Born in Massachusetts to William Beach and Lucy Tucker, John Beach enlisted in the U.S. Army during his late teens and graduated from the West Point Military Academy on July 1, 1832. Commissioned as a brevet 2nd lieutenant, Beach served on the frontier with the Infantry Regiment, assigned to Fort Armstrong and Fort Crawford during the 1830s. In 1836, he took command of the Fort Armstrong garrison after its commanding officer Lt. Col. William Davenport ordered an evacuation and led a march to Fort Snelling in Hennepin County, Minnesota. Beach remain at Fort Armstrong until being assigned elsewhere in November. During his last year with the Army, he was involved in recruitment efforts before his resignation on June 30, 1838. Beach later married Lucy Frances Street, the daughter of General Joseph Street.

General Street died in 1840, after which Beach was named U.S. Indian Agent to the Sac and Fox Tribes. Beach continued Street's policy of attempting to introduce European–mode farming and education to the inhabitants of the Raccoon River Agency reservation. He was ultimately unsuccessful in the former goal. He also opposed settlers squatting on reservation land as, in 1841, a force of dragoons under Lieutenant C.F. Ruff removed James Jordan and other settlers illegally living on the reservation. They had previously ignored Beach's order to leave and, after allowing them to gather their possessions, Ruff ordered his men to burn their homes. On October 11, 1842, Beach presided over the signing of a treaty which allowed the federal government to purchase much of Iowa from the Sac and Fox. He remained at the agency until 1847 where he resided in the area as a local farmer and merchant. At the start of the Civil War, Beach again signed up for Army duty. Due to hearing loss he was not sent to the front, but was used in training and drilling of recruits.

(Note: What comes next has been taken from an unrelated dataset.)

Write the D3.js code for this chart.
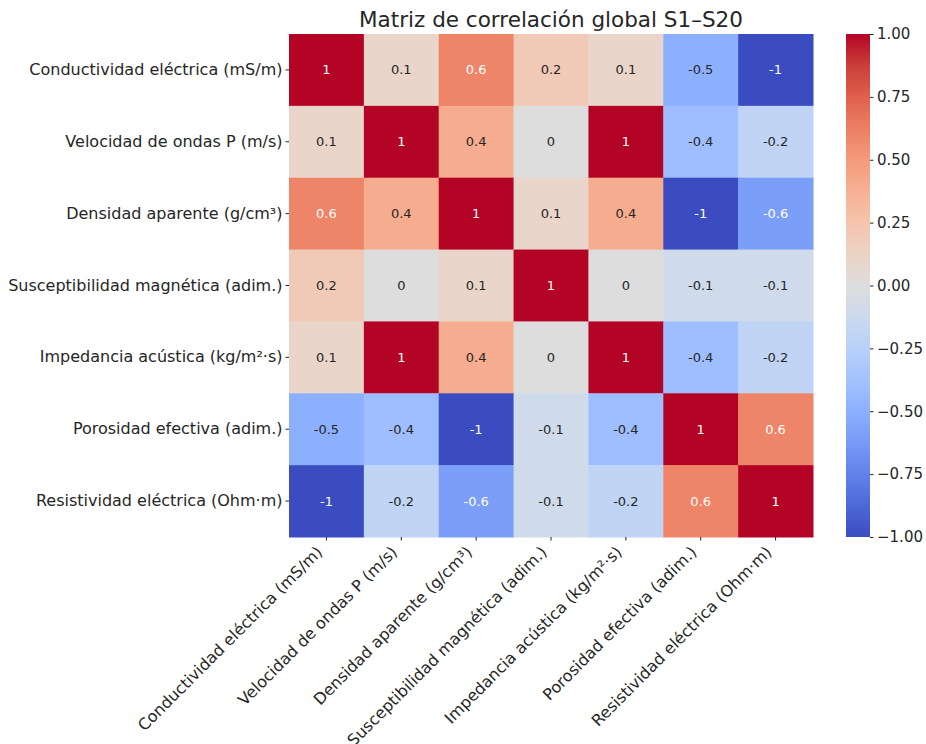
<!DOCTYPE html>
<html>
<head>
<meta charset="utf-8">
<script src="https://cdn.jsdelivr.net/npm/d3@7"></script>
<style>
	body { margin: 0; background: #fff; }
	text { font-family: "DejaVu Sans", sans-serif; fill: #262626; }
</style>
</head>
<body>
<script>
/* correlation heatmap, coolwarm palette */

var variables = [
	"Conductividad eléctrica (mS/m)",
	"Velocidad de ondas P (m/s)",
	"Densidad aparente (g/cm³)",
	"Susceptibilidad magnética (adim.)",
	"Impedancia acústica (kg/m²·s)",
	"Porosidad efectiva (adim.)",
	"Resistividad eléctrica (Ohm·m)"
];

var corr = [
	[1, 0.1, 0.6, 0.2, 0.1, -0.5, -1],
	[0.1, 1, 0.4, 0, 1, -0.4, -0.2],
	[0.6, 0.4, 1, 0.1, 0.4, -1, -0.6],
	[0.2, 0, 0.1, 1, 0, -0.1, -0.1],
	[0.1, 1, 0.4, 0, 1, -0.4, -0.2],
	[-0.5, -0.4, -1, -0.1, -0.4, 1, 0.6],
	[-1, -0.2, -0.6, -0.1, -0.2, 0.6, 1]
];

var colorbarTicks = [-1, -0.75, -0.5, -0.25, 0, 0.25, 0.5, 0.75, 1];

var title = "Matriz de correlación global S1–S20";

// coolwarm (Moreland) control points
var coolwarmStops = ["#3b4cc0", "#4d68d7", "#6282ea", "#779af7", "#8db0fe", "#a3c2ff",
	"#b8d0f9", "#ccd9ee", "#dddddd", "#ecd3c5", "#f5c4ad", "#f7b194", "#f49a7b",
	"#ec7f63", "#de604d", "#cb3e38", "#b40426"];

var width = 926, height = 744;
var margin = {left: 289, top: 34};
var gridW = 524, gridH = 503;

var svg = d3.select("body").append("svg")
	.attr("width", width)
	.attr("height", height);

var x = d3.scaleBand().domain(d3.range(variables.length)).range([margin.left, margin.left + gridW]);
var y = d3.scaleBand().domain(d3.range(variables.length)).range([margin.top, margin.top + gridH]);

var color = d3.scaleLinear()
	.domain(d3.range(coolwarmStops.length).map(function(i) { return -1 + 2 * i / (coolwarmStops.length - 1); }))
	.range(coolwarmStops)
	.interpolate(d3.interpolateRgb)
	.clamp(true);

// same rule seaborn uses to pick annotation colour
function luminance(c) {
	var rgb = d3.rgb(c);
	var lin = [rgb.r, rgb.g, rgb.b].map(function(v) {
		v = v / 255;
		return v <= 0.03928 ? v / 12.92 : Math.pow((v + 0.055) / 1.055, 2.4);
	});
	return 0.2126 * lin[0] + 0.7152 * lin[1] + 0.0722 * lin[2];
}

var cells = [];
corr.forEach(function(row, i) {
	row.forEach(function(v, j) { cells.push({i: i, j: j, v: v}); });
});

svg.selectAll(".cell")
	.data(cells)
	.enter().append("rect")
		.attr("class", "cell")
		.attr("x", function(d) { return x(d.j); })
		.attr("y", function(d) { return y(d.i); })
		.attr("width", x.bandwidth() + 0.5)
		.attr("height", y.bandwidth() + 0.5)
		.attr("fill", function(d) { return color(d.v); });

svg.selectAll(".annot")
	.data(cells)
	.enter().append("text")
		.attr("class", "annot")
		.attr("x", function(d) { return x(d.j) + x.bandwidth() / 2; })
		.attr("y", function(d) { return y(d.i) + y.bandwidth() / 2; })
		.attr("dy", "0.35em")
		.attr("text-anchor", "middle")
		.style("font-size", "13px")
		.style("fill", function(d) { return luminance(color(d.v)) > 0.408 ? "#262626" : "#ffffff"; })
		.text(function(d) { return d.v; });

// axes
var yAxis = d3.axisLeft(y).tickSize(3.5).tickPadding(3).tickFormat(function(i) { return variables[i]; });
var gy = svg.append("g").attr("transform", "translate(" + margin.left + ",0)").call(yAxis);
gy.select(".domain").remove();
gy.selectAll("line").attr("stroke", "#262626");
gy.selectAll("text").style("font-size", "16px").style("fill", "#262626");

var xAxis = d3.axisBottom(x).tickSize(3.5).tickFormat(function(i) { return variables[i]; });
var gx = svg.append("g").attr("transform", "translate(0," + (margin.top + gridH) + ")").call(xAxis);
gx.select(".domain").remove();
gx.selectAll("line").attr("stroke", "#262626");
gx.selectAll("text")
	.style("font-size", "16px")
	.style("fill", "#262626")
	.attr("text-anchor", "end")
	.attr("y", 0)
	.attr("dy", 0)
	.attr("transform", "translate(-3,16) rotate(-45)");

// title
svg.append("text")
	.attr("x", margin.left + gridW / 2)
	.attr("y", 27)
	.attr("text-anchor", "middle")
	.style("font-size", "21.5px")
	.text(title);

// colorbar
var cbX = 846, cbW = 24;
var cbScale = d3.scaleLinear().domain([-1, 1]).range([margin.top + gridH, margin.top]);

var defs = svg.append("defs");
var grad = defs.append("linearGradient")
	.attr("id", "cbgrad")
	.attr("x1", 0).attr("y1", 1).attr("x2", 0).attr("y2", 0);
grad.selectAll("stop")
	.data(coolwarmStops)
	.enter().append("stop")
		.attr("offset", function(d, i) { return i / (coolwarmStops.length - 1); })
		.attr("stop-color", function(d) { return d; });

svg.append("rect")
	.attr("x", cbX)
	.attr("y", margin.top)
	.attr("width", cbW)
	.attr("height", gridH)
	.attr("fill", "url(#cbgrad)");

var cbAxis = d3.axisRight(cbScale).tickValues(colorbarTicks).tickSize(3.5).tickPadding(3.5).tickFormat(d3.format(".2f"));
var gc = svg.append("g").attr("transform", "translate(" + (cbX + cbW) + ",0)").call(cbAxis);
gc.select(".domain").remove();
gc.selectAll("line").attr("stroke", "#262626");
gc.selectAll("text").style("font-size", "15px").style("fill", "#262626");
</script>
</body>
</html>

Returning to Agency City following the war, Beach became a writer and historian. He died at age 62 and was buried at Chief Wapello's Memorial Park. He had written a series of articles on the early history of the various tribes he interacted with during his career; the articles were published in the Agency Independent in the months following his death. His writings on the history of the Fox and Sac, as well as the fur trade on the Des Moines River, were later included in the History of Wapello County (1878).